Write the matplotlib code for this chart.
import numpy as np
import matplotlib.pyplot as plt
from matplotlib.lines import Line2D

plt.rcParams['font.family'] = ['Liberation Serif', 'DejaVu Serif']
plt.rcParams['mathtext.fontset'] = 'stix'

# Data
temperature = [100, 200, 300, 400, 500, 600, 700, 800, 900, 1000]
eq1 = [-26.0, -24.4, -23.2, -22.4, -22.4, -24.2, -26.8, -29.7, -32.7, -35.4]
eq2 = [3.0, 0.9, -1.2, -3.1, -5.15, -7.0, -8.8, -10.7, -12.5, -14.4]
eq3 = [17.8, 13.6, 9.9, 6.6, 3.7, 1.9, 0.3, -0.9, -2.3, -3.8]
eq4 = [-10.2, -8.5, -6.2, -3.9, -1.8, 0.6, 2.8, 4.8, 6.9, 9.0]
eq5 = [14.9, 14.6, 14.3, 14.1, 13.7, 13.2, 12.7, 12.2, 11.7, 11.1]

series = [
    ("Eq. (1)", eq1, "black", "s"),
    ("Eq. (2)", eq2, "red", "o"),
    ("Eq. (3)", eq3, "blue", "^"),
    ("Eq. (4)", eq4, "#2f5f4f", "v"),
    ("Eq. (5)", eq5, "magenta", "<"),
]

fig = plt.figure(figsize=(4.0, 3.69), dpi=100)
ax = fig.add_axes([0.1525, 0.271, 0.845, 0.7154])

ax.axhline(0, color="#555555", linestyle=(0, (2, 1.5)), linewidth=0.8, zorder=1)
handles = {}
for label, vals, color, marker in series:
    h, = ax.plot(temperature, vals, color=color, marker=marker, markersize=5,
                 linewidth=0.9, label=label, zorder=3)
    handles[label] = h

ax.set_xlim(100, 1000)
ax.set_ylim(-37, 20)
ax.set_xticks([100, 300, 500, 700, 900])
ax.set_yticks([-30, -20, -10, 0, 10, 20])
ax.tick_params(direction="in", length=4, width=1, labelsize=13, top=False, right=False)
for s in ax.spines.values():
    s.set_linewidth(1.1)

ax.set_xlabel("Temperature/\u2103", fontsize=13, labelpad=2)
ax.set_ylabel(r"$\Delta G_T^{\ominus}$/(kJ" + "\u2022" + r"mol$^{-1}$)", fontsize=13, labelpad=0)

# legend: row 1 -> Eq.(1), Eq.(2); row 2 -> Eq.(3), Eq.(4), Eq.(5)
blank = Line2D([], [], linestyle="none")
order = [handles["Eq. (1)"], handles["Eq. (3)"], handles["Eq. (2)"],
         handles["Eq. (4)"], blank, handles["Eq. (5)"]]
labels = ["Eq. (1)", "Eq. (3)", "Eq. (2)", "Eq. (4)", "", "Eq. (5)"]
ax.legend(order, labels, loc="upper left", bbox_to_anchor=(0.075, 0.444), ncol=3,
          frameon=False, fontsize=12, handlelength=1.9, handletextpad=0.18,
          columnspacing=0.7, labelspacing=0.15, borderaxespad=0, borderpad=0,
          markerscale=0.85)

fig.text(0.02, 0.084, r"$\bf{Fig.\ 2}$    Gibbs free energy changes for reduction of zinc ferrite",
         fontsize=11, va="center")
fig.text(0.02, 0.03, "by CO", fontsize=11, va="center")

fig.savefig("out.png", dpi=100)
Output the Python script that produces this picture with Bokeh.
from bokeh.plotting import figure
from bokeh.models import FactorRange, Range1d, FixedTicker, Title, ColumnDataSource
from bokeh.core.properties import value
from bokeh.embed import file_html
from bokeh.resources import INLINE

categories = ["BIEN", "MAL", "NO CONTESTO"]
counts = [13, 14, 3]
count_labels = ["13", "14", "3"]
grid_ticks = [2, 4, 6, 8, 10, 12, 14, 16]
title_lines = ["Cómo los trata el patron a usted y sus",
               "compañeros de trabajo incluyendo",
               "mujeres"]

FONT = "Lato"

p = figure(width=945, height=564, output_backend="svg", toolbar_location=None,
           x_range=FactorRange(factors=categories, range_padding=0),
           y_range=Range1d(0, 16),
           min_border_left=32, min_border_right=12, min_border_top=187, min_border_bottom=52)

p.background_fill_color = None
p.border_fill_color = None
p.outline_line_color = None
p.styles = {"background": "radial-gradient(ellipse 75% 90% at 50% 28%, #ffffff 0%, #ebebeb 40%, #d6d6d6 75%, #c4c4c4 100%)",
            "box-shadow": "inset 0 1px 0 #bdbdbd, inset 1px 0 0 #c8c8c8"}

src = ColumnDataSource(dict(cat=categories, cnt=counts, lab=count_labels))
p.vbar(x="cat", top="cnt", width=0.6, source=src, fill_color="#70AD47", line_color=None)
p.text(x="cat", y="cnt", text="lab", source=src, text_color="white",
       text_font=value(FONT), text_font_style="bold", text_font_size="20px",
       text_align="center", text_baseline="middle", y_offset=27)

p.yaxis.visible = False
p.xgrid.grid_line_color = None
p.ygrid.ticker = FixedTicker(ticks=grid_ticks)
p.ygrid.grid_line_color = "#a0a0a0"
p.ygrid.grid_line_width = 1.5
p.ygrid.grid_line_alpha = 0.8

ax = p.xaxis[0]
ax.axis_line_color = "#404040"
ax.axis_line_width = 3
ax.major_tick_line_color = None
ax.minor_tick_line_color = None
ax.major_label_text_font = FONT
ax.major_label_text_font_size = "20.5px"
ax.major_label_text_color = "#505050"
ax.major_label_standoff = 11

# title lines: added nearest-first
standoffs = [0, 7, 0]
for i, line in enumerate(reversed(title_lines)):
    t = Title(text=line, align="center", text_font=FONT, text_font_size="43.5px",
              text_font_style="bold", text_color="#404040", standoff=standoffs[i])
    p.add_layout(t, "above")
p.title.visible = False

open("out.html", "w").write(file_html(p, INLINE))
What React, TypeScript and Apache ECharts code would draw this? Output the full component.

-=-=-=-=-

▶ **Goal**
Output, please, only the lines running from the start of the entries through the line that contains "markerscale=0.85)", including both of those lines.

▶ **Exercise result**
Write the matplotlib code for this chart.
import numpy as np
import matplotlib.pyplot as plt
from matplotlib.lines import Line2D

plt.rcParams['font.family'] = ['Liberation Serif', 'DejaVu Serif']
plt.rcParams['mathtext.fontset'] = 'stix'

# Data
temperature = [100, 200, 300, 400, 500, 600, 700, 800, 900, 1000]
eq1 = [-26.0, -24.4, -23.2, -22.4, -22.4, -24.2, -26.8, -29.7, -32.7, -35.4]
eq2 = [3.0, 0.9, -1.2, -3.1, -5.15, -7.0, -8.8, -10.7, -12.5, -14.4]
eq3 = [17.8, 13.6, 9.9, 6.6, 3.7, 1.9, 0.3, -0.9, -2.3, -3.8]
eq4 = [-10.2, -8.5, -6.2, -3.9, -1.8, 0.6, 2.8, 4.8, 6.9, 9.0]
eq5 = [14.9, 14.6, 14.3, 14.1, 13.7, 13.2, 12.7, 12.2, 11.7, 11.1]

series = [
    ("Eq. (1)", eq1, "black", "s"),
    ("Eq. (2)", eq2, "red", "o"),
    ("Eq. (3)", eq3, "blue", "^"),
    ("Eq. (4)", eq4, "#2f5f4f", "v"),
    ("Eq. (5)", eq5, "magenta", "<"),
]

fig = plt.figure(figsize=(4.0, 3.69), dpi=100)
ax = fig.add_axes([0.1525, 0.271, 0.845, 0.7154])

ax.axhline(0, color="#555555", linestyle=(0, (2, 1.5)), linewidth=0.8, zorder=1)
handles = {}
for label, vals, color, marker in series:
    h, = ax.plot(temperature, vals, color=color, marker=marker, markersize=5,
                 linewidth=0.9, label=label, zorder=3)
    handles[label] = h

ax.set_xlim(100, 1000)
ax.set_ylim(-37, 20)
ax.set_xticks([100, 300, 500, 700, 900])
ax.set_yticks([-30, -20, -10, 0, 10, 20])
ax.tick_params(direction="in", length=4, width=1, labelsize=13, top=False, right=False)
for s in ax.spines.values():
    s.set_linewidth(1.1)

ax.set_xlabel("Temperature/\u2103", fontsize=13, labelpad=2)
ax.set_ylabel(r"$\Delta G_T^{\ominus}$/(kJ" + "\u2022" + r"mol$^{-1}$)", fontsize=13, labelpad=0)

# legend: row 1 -> Eq.(1), Eq.(2); row 2 -> Eq.(3), Eq.(4), Eq.(5)
blank = Line2D([], [], linestyle="none")
order = [handles["Eq. (1)"], handles["Eq. (3)"], handles["Eq. (2)"],
         handles["Eq. (4)"], blank, handles["Eq. (5)"]]
labels = ["Eq. (1)", "Eq. (3)", "Eq. (2)", "Eq. (4)", "", "Eq. (5)"]
ax.legend(order, labels, loc="upper left", bbox_to_anchor=(0.075, 0.444), ncol=3,
          frameon=False, fontsize=12, handlelength=1.9, handletextpad=0.18,
          columnspacing=0.7, labelspacing=0.15, borderaxespad=0, borderpad=0,
          markerscale=0.85)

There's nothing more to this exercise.